Como o projeto sobre as “fake news” está a ser discutido, tanto no âmbito do Congresso Nacional, quanto no Supremo Tribunal Federal, havendo evidentemente um interesse público na questão, considero necessário trazer ao debate mais dois aspectos, somados àqueles três episódios de que tratamos em uma postagem anterior.

Esses dois aspectos interligam-se, de maneira que começarei com o fato para chegar ao mundo das ideias.

O fato nos vem narrado por MARIA JOÃO MARQUES em sua coluna no jornal “O Público”, de Lisboa, edição de hoje.
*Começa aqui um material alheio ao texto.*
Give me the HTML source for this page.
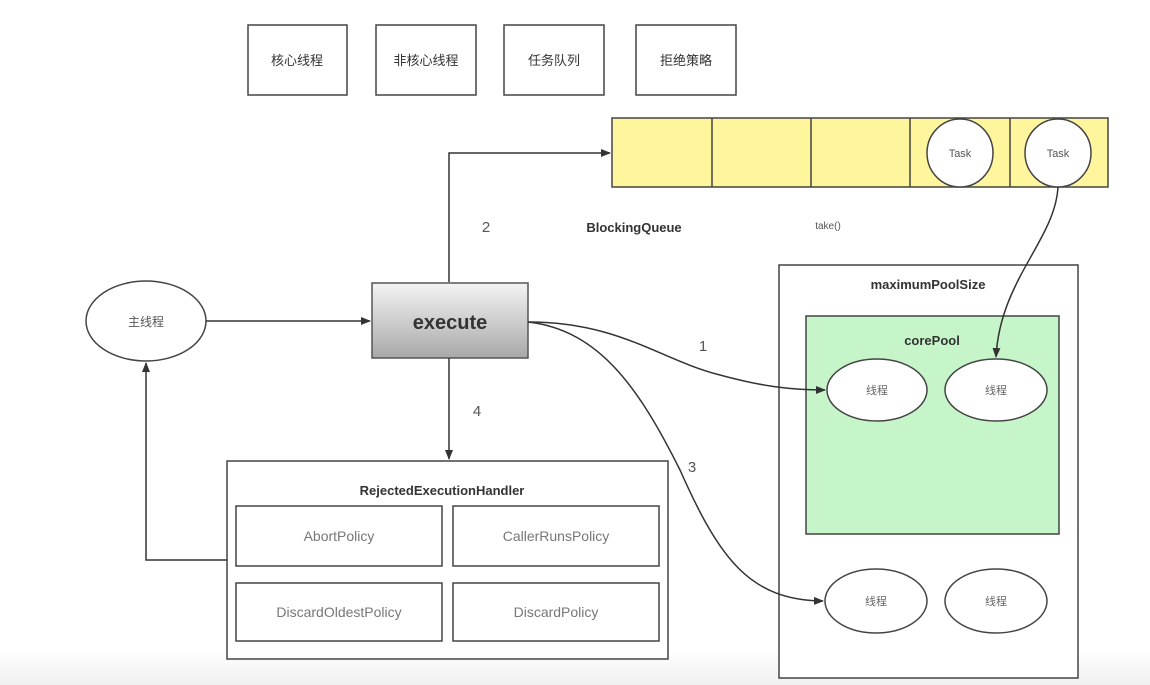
<!DOCTYPE html>
<html><head><meta charset="utf-8"><style>
html,body{margin:0;padding:0;background:#fff;}
svg{display:block;}
text{font-family:"Liberation Sans","Noto Sans CJK SC",sans-serif;}
</style></head><body>
<svg width="1150" height="685" viewBox="0 0 1150 685" xmlns="http://www.w3.org/2000/svg">
<defs>
<linearGradient id="bg" x1="0" y1="0" x2="0" y2="1">
<stop offset="0" stop-color="#ffffff"/><stop offset="1" stop-color="#f0f0f0"/>
</linearGradient>
<linearGradient id="ex" x1="0" y1="0" x2="0" y2="1">
<stop offset="0" stop-color="#f4f4f4"/><stop offset="1" stop-color="#a8a8a8"/>
</linearGradient>
<marker id="ar" markerWidth="10" markerHeight="8" refX="9" refY="4" orient="auto" markerUnits="userSpaceOnUse">
<path d="M0,0 L10,4 L0,8 z" fill="#333"/>
</marker>
</defs>
<rect x="0" y="650" width="1150" height="35" fill="url(#bg)"/>
<g fill="#fff" stroke="#444" stroke-width="1.5">
<rect x="248" y="25" width="99" height="70"/>
<rect x="376" y="25" width="100" height="70"/>
<rect x="504" y="25" width="100" height="70"/>
<rect x="636" y="25" width="100" height="70"/>
</g>
<g font-size="13" fill="#333" text-anchor="middle">
<text x="297" y="65">核心线程</text>
<text x="426" y="65">非核心线程</text>
<text x="554" y="65">任务队列</text>
<text x="686" y="65">拒绝策略</text>
</g>
<rect x="612" y="118" width="496" height="69" fill="#fff59d" stroke="#444" stroke-width="1.5"/>
<g stroke="#444" stroke-width="1.5">
<line x1="712" y1="118" x2="712" y2="187"/><line x1="811" y1="118" x2="811" y2="187"/>
<line x1="910" y1="118" x2="910" y2="187"/><line x1="1010" y1="118" x2="1010" y2="187"/>
</g>
<g fill="#fff" stroke="#444" stroke-width="1.5">
<ellipse cx="960" cy="153" rx="33" ry="34"/><ellipse cx="1058" cy="153" rx="33" ry="34"/>
</g>
<g font-size="11" fill="#555" text-anchor="middle">
<text x="960" y="157">Task</text><text x="1058" y="157">Task</text>
</g>
<path d="M449,282 L449,153 L610,153" fill="none" stroke="#333" stroke-width="1.5" marker-end="url(#ar)"/>
<text x="486" y="232" font-size="15" fill="#555" text-anchor="middle">2</text>
<text x="634" y="232" font-size="13" font-weight="bold" fill="#333" text-anchor="middle">BlockingQueue</text>
<text x="828" y="229" font-size="10" fill="#555" text-anchor="middle">take()</text>
<ellipse cx="146" cy="321" rx="60" ry="40" fill="#fff" stroke="#444" stroke-width="1.5"/>
<text x="146" y="326" font-size="12" fill="#555" text-anchor="middle">主线程</text>
<line x1="206" y1="321" x2="370" y2="321" stroke="#333" stroke-width="1.5" marker-end="url(#ar)"/>
<rect x="372" y="283" width="156" height="75" fill="url(#ex)" stroke="#555" stroke-width="1.5"/>
<text x="450" y="329" font-size="20" font-weight="bold" fill="#333" text-anchor="middle">execute</text>
<line x1="449" y1="358" x2="449" y2="459" stroke="#333" stroke-width="1.5" marker-end="url(#ar)"/>
<text x="477" y="416" font-size="15" fill="#555" text-anchor="middle">4</text>
<rect x="227" y="461" width="441" height="198" fill="#fff" stroke="#444" stroke-width="1.5"/>
<text x="442" y="495" font-size="13" font-weight="bold" fill="#333" text-anchor="middle">RejectedExecutionHandler</text>
<g fill="#fff" stroke="#444" stroke-width="1.5">
<rect x="236" y="506" width="206" height="60"/><rect x="453" y="506" width="206" height="60"/>
<rect x="236" y="583" width="206" height="58"/><rect x="453" y="583" width="206" height="58"/>
</g>
<g font-size="14" fill="#777" text-anchor="middle">
<text x="339" y="541">AbortPolicy</text><text x="556" y="541">CallerRunsPolicy</text>
<text x="339" y="617">DiscardOldestPolicy</text><text x="556" y="617">DiscardPolicy</text>
</g>
<path d="M227,560 L146,560 L146,363" fill="none" stroke="#333" stroke-width="1.5" marker-end="url(#ar)"/>
<rect x="779" y="265" width="299" height="413" fill="#fff" stroke="#444" stroke-width="1.5"/>
<text x="928" y="289" font-size="13" font-weight="bold" fill="#333" text-anchor="middle">maximumPoolSize</text>
<rect x="806" y="316" width="253" height="218" fill="#c6f5c9" stroke="#444" stroke-width="1.5"/>
<text x="932" y="345" font-size="13" font-weight="bold" fill="#333" text-anchor="middle">corePool</text>
<g fill="#fff" stroke="#444" stroke-width="1.5">
<ellipse cx="877" cy="390" rx="50" ry="31"/><ellipse cx="996" cy="390" rx="51" ry="31"/>
<ellipse cx="876" cy="601" rx="51" ry="32"/><ellipse cx="996" cy="601" rx="51" ry="32"/>
</g>
<g font-size="11" fill="#666" text-anchor="middle">
<text x="877" y="394">线程</text><text x="996" y="394">线程</text>
<text x="876" y="605">线程</text><text x="996" y="605">线程</text>
</g>
<path d="M528,322 C620,322 660,360 720,375 C760,386 790,390 825,390" fill="none" stroke="#333" stroke-width="1.5" marker-end="url(#ar)"/>
<text x="703" y="351" font-size="15" fill="#555" text-anchor="middle">1</text>
<path d="M528,322 C600,330 640,390 680,470 C720,560 750,600 823,601" fill="none" stroke="#333" stroke-width="1.5" marker-end="url(#ar)"/>
<text x="692" y="472" font-size="15" fill="#555" text-anchor="middle">3</text>
<path d="M1058,187 C1055,240 1000,280 996,357" fill="none" stroke="#333" stroke-width="1.5" marker-end="url(#ar)"/>
</svg>
</body></html>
Um escritor português, AFONSO REIS CABRAL, tomara conhecimento de uma história real envolvendo uma mulher trans que era obrigada a se prostituir nas ruas da cidade do Porto, e ali vivia sob a pressão e controle de um grupo de rapazes, e ao final a mulher trans acaba morta. O livro, que tem o título “Pão de Açúcar”, retrata a vida dessa mulher trans e as vicissitudes pelas quais passou. Pois bem, o livro despertou o interesse de uma editora norte-americana, que, contudo, ao final decidiu não publicá-lo nos Estados Unidos, conforme informou ao escritor, dizendo-lhe o seguinte, como razões para a recusa: “A crítica a Pão de Açúcar foi maioritariamente boa, mas um colega meu expressou preocupações por uma pessoa cis estar a escrever sobre uma pessoa trans – outro assunto de alta sensibilidade por cá. Tentei encontrar uma pessoa LGBTQ falante de português para escrever um relatório de sensibilidade, mas não encontrei nenhum que falasse português. Então, por estas razões, decidi passar”.

Esse é o fato, ao qual se deve juntar, já no mundo das ideias, o que escreveu SUSAN SONTAG na década de setenta, quando, com sua habitual lucidez, advertia que chegaria um tempo em que cada pessoa possuiria seu jornal, seu próprio jornal, em que apenas as suas ideias – a daquele leitor – estariam ali a ser escritas e lidas. O leitor seria, ele próprio, um “revisor de sensibilidade”, como diz MARIA JOÃO MARQUES, que, na linha de SONTAG, adscreve: “A pior consequência destas decisões editoriais e comerciais sobre livros nem é o atentado que fazem à produção artística e literária. É a vontade de exterminar o debate. De não admitir conversa. De não tolerar a opinião e o pensamento diferente, mesmo o empático. Se o debate corre o risco de não se poder ganhar com a contraposição de ideias, então impede-se que as ideias circulem. É como se deixassem de existir. Força-se o silêncio de outros”.

Exatamente como havia lobrigado SUSAN SONTAG, pensando sobre o dia em que o controle das ideias seria tão rígido que não haveria espaço para que as ideias convivam. Cada qual teria, e terá suas ideias. O que talvez SONTAG não pudesse supor àquele tempo, em que não existiam as redes sociais, é o papel do Estado nesse assunto.

Portanto, pode-se saber de já o que sucederá se for aprovado o projeto de lei que impõe rigoroso controle do conteúdo que é publicado nas redes sociais, sobretudo diante da intenção do governo federal de criar um órgão administrativo que fará o controle (rectius: censura), decidindo o que poderá ou não ser publicado.

Registra a história que HITLER tinha uma completa compreensão acerca do “perigoso” poder que as ideias têm, e os riscos  de se ter um escritor que, em seu gabinete de trabalho, possa livremente pensar e escrever. A perseguição ao escritor PAUL THOMAS MANN e mesmo a pressão sobre o genial filósofo MARTIN HEIDEGGER, demonstram como as ideias são perigosas, para além daquilo que imaginamos.